Dalam kitab “Al-Mu’tamad”, hlm. (389) disebutkan :
فالملتزم بمذهب,حكمه أنه لا يعمل إلا براجح مذهبه سائلا ذلك من تأهل له و يحرم إفتاؤه بالمرجوح و العمل به إن لم تقض بذلك حاجة أو مصلحة
“Seorang yang konsisten dengan suatu madzhab fiqh (yang empat), secara hukum (asal) dia tidak boleh mengamalkan kecuali pendapat yang kuat (baca : mu’tamad/terpilih) dalam madzhabnya dengan bertanya kepada seorang ulama yang memiliki keahlian dalam hal itu. Haram baginya untuk berfatwa dan beramal dengan pendapat yang lemah (tidak mu’tamad) jika tidak mengandung suatu hajat atau kemaslahatan.”
Contoh : Pendapat mu’tamad (terpilih)dalam madzhab Syafi’i, khutbah Jumat harus/disyaratkan dengan bahasa Arab. Kalau tidak dengan bahasa Arab, maka tidak sah. Namun pada kenyataannya, pendapat ini tidak diamalkan, khususnya di Indonesia. Yang diamalkan justru pendapat yang tidak mu’tamad, yaitu kuthbah dengan bahasa Indonesia. Karena jika disampaikan dengan bahasa Arab, mayoritas masyarakat atau bahkan semuanya tidak akan memahami apa yang disampaikan. Dan ini sebuah hajat atau kemaslahatan.
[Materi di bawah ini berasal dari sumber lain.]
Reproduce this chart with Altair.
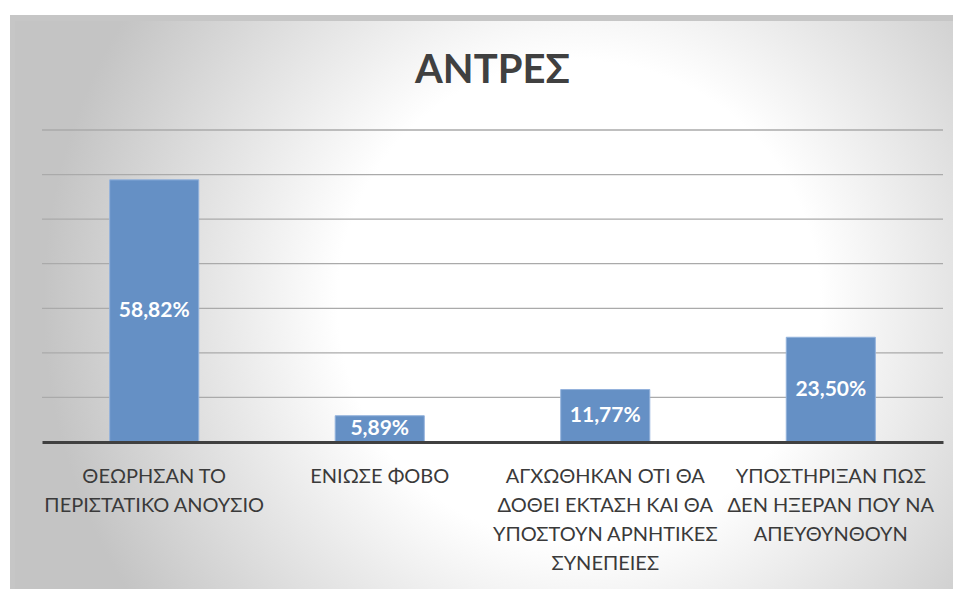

Perlu untuk diketahui, bahwa dalam hal ini, madzhab Syafi’i ada tiga pendapat : (1). Wajib dengan bahasa Arab dan tidak sah dengan bahasa selainnya. Ini pendapat yang mu’tamad, (2). Dianjurkan dengan bahasa Arab, tapi sah dengan bahasa selainnya, (3). Sah dengan bahasa selain bahara Arab jika ada hajat/kemaslahatan.
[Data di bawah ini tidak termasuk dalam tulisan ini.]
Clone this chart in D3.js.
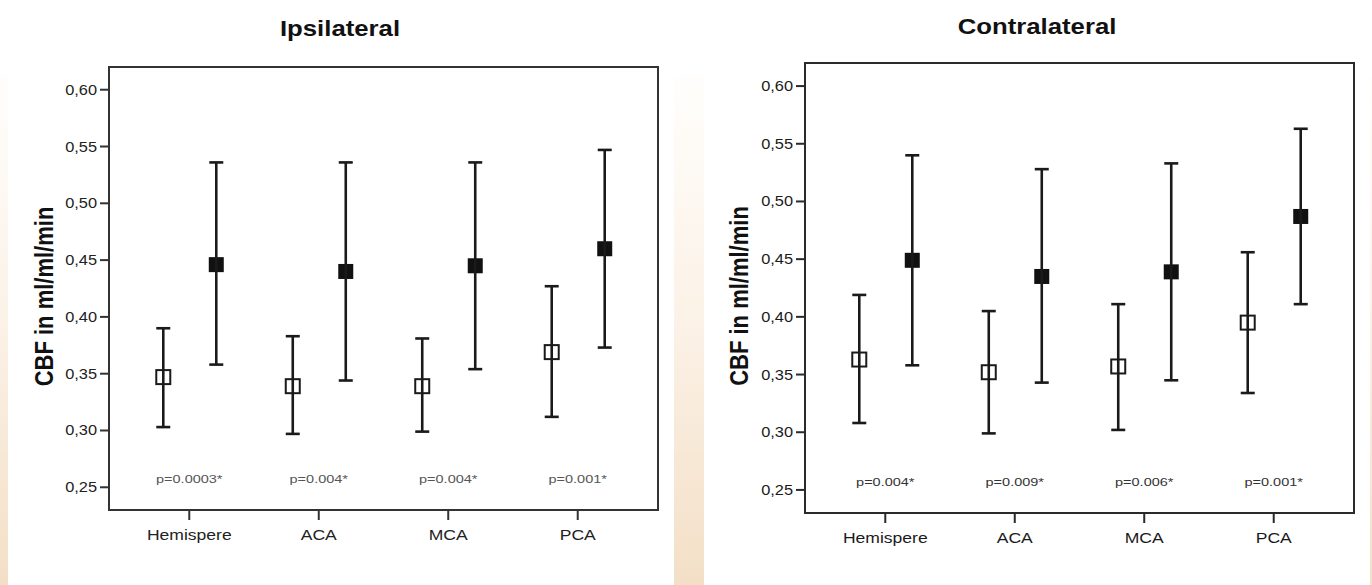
<!DOCTYPE html>
<html>
<head>
    <meta charset="utf-8">
    <title>CBF Ipsilateral / Contralateral</title>
    <script src="https://d3js.org/d3.v7.min.js"></script>
    <style>
        html, body {
            margin: 0;
            background: #fff;
            overflow: hidden;
        }
        text {
            font-family: "Liberation Sans", Arial, sans-serif;
        }
    </style>
</head>
<body>
    <svg id="svg"></svg>
    <script>
        const regions = ["Hemispere", "ACA", "MCA", "PCA"];
        const yTicks = [0.25, 0.30, 0.35, 0.40, 0.45, 0.50, 0.55, 0.60];

        // Ipsilateral (open = first group, filled = second group)
        const ipsiOpenMean = [0.347, 0.339, 0.339, 0.369];
        const ipsiOpenLow = [0.303, 0.297, 0.299, 0.312];
        const ipsiOpenHigh = [0.390, 0.383, 0.381, 0.427];
        const ipsiFilledMean = [0.446, 0.440, 0.445, 0.460];
        const ipsiFilledLow = [0.358, 0.344, 0.354, 0.373];
        const ipsiFilledHigh = [0.536, 0.536, 0.536, 0.547];
        const ipsiP = ["p=0.0003*", "p=0.004*", "p=0.004*", "p=0.001*"];

        // Contralateral
        const contraOpenMean = [0.363, 0.352, 0.357, 0.395];
        const contraOpenLow = [0.308, 0.299, 0.302, 0.334];
        const contraOpenHigh = [0.419, 0.405, 0.411, 0.456];
        const contraFilledMean = [0.449, 0.435, 0.439, 0.487];
        const contraFilledLow = [0.358, 0.343, 0.345, 0.411];
        const contraFilledHigh = [0.540, 0.528, 0.533, 0.563];
        const contraP = ["p=0.004*", "p=0.009*", "p=0.006*", "p=0.001*"];

        const width = 1372;
        const height = 585;
        const stretch = 1.17; // the source image is a bit wider than tall

        const svg = d3.select("#svg")
        .attr("width", width)
        .attr("height", height);

        // peach gradient strips of the page background
        const grad = svg.append("defs").append("linearGradient")
        .attr("id", "peach")
        .attr("gradientUnits", "userSpaceOnUse")
        .attr("x1", 0).attr("x2", 0)
        .attr("y1", 75).attr("y2", height);
        grad.append("stop").attr("offset", "0%").attr("stop-color", "#fffefc");
        grad.append("stop").attr("offset", "50%").attr("stop-color", "#fbf1e6");
        grad.append("stop").attr("offset", "100%").attr("stop-color", "#f3dfc6");

        [[0, 8], [674, 30], [1370, 2]].forEach(s => {
            svg.append("rect")
            .attr("x", s[0]).attr("y", 75)
            .attr("width", s[1]).attr("height", height - 75)
            .attr("fill", "url(#peach)");
        });

        function stretchedText(g, x, y, str, sx) {
            return g.append("text")
            .attr("transform", `translate(${x},${y}) scale(${sx},1)`)
            .text(str);
        }

        function drawPanel(p) {
            const g = svg.append("g");
            const ink = p.ink;

            const y = d3.scaleLinear()
            .domain([0.23, 0.62])
            .range([p.bottom, p.top]);

            const x = d3.scalePoint()
            .domain(regions)
            .range([p.left, p.right])
            .padding(0.62);

            // frame
            g.append("rect")
            .attr("x", p.left).attr("y", p.top)
            .attr("width", p.right - p.left).attr("height", p.bottom - p.top)
            .attr("fill", "#fff")
            .attr("stroke", p.frame)
            .attr("stroke-width", 2);

            // y axis ticks + labels
            g.selectAll(".ytick")
            .data(yTicks)
            .enter()
            .append("line")
            .attr("x1", p.left - 9).attr("x2", p.left)
            .attr("y1", d => y(d)).attr("y2", d => y(d))
            .attr("stroke", p.frame)
            .attr("stroke-width", 2);

            yTicks.forEach(t => {
                stretchedText(g, p.left - 12, y(t) + 5, d3.format(".2f")(t).replace(".", ","), stretch)
                .attr("text-anchor", "end")
                .attr("font-size", 14)
                .attr("fill", ink);
            });

            // x axis ticks + labels
            g.selectAll(".xtick")
            .data(regions)
            .enter()
            .append("line")
            .attr("x1", d => x(d)).attr("x2", d => x(d))
            .attr("y1", p.bottom).attr("y2", p.bottom + 10)
            .attr("stroke", p.frame)
            .attr("stroke-width", 2);

            regions.forEach(r => {
                stretchedText(g, x(r), p.bottom + 30, r, stretch)
                .attr("text-anchor", "middle")
                .attr("font-size", 15)
                .attr("fill", ink);
            });

            // titles
            stretchedText(g, p.titleX, p.titleY, p.title, stretch)
            .attr("text-anchor", "middle")
            .attr("font-size", 22)
            .attr("font-weight", "bold")
            .attr("fill", "#111");

            g.append("text")
            .attr("transform", `translate(${p.axisX},${(p.top + p.bottom) / 2 + 8}) scale(${stretch},1) rotate(-90)`)
            .attr("text-anchor", "middle")
            .attr("font-size", 22)
            .attr("font-weight", "bold")
            .attr("fill", "#111")
            .text("CBF in ml/ml/min");

            // p values
            regions.forEach((r, i) => {
                stretchedText(g, x(r), p.bottom - 27, p.pvals[i], 1.45)
                .attr("text-anchor", "middle")
                .attr("font-size", 10)
                .attr("fill", p.pInk);
            });

            const series = [
                {mean: p.openMean, low: p.openLow, high: p.openHigh, dx: -26, filled: false, size: 14},
                {mean: p.filledMean, low: p.filledLow, high: p.filledHigh, dx: 27, filled: true, size: 15}
            ];

            series.forEach(s => {
                const pts = regions.map((r, i) => ({
                    cx: x(r) + s.dx,
                    mean: s.mean[i],
                    low: s.low[i],
                    high: s.high[i]
                }));

                // markers
                g.selectAll(null)
                .data(pts)
                .enter()
                .append("rect")
                .attr("x", d => d.cx - s.size / 2)
                .attr("y", d => y(d.mean) - s.size / 2)
                .attr("width", s.size)
                .attr("height", s.size)
                .attr("fill", s.filled ? "#111" : "none")
                .attr("stroke", "#1a1a1a")
                .attr("stroke-width", s.filled ? 0 : 2);

                // error bars
                g.selectAll(null)
                .data(pts)
                .enter()
                .append("line")
                .attr("x1", d => d.cx).attr("x2", d => d.cx)
                .attr("y1", d => y(d.low)).attr("y2", d => y(d.high))
                .attr("stroke", "#1a1a1a")
                .attr("stroke-width", 2.6);

                ["low", "high"].forEach(k => {
                    g.selectAll(null)
                    .data(pts)
                    .enter()
                    .append("line")
                    .attr("x1", d => d.cx - 7).attr("x2", d => d.cx + 7)
                    .attr("y1", d => y(d[k])).attr("y2", d => y(d[k]))
                    .attr("stroke", "#1a1a1a")
                    .attr("stroke-width", 2.6);
                });
            });
        }

        drawPanel({
            title: "Ipsilateral", titleX: 340, titleY: 36,
            left: 109, right: 658, top: 67, bottom: 510,
            axisX: 53, ink: "#222", pInk: "#555", frame: "#333",
            openMean: ipsiOpenMean, openLow: ipsiOpenLow, openHigh: ipsiOpenHigh,
            filledMean: ipsiFilledMean, filledLow: ipsiFilledLow, filledHigh: ipsiFilledHigh,
            pvals: ipsiP
        });

        drawPanel({
            title: "Contralateral", titleX: 1037, titleY: 34,
            left: 805, right: 1354, top: 63, bottom: 513,
            axisX: 748, ink: "#1a1a1a", pInk: "#333", frame: "#2a2a2a",
            openMean: contraOpenMean, openLow: contraOpenLow, openHigh: contraOpenHigh,
            filledMean: contraFilledMean, filledLow: contraFilledLow, filledHigh: contraFilledHigh,
            pvals: contraP
        });
    </script>
</body>
</html>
Ini baru dalam satu masalah. Dan masih ada masalah-masalah lainnya.
Dengan demikian, jika kita mendapatkan ada seorang baik ulama, atau ustadz, atau orang awam yang dikenal bermadzhab Syafi’i, tapi di sebagian amalannya tidak sesuai dengan pendapat mu’tamad dalam madzhab Syafi’i, maka kita tidak boleh terburu-buru untuk menuduhnya “tidak konsisten dengan madzhab Syafi’i”, atau “ingin cari enaknya saja”, atau “dia bukan Syafi’i tapi Syafi’iyyah”, atau tuduhan-tuduhan lain.
Semoga bermanfaat untuk kita sekalian. Mohon maaf jika kurang berkenan. Wallahu a’lam bi Ash-Shawab.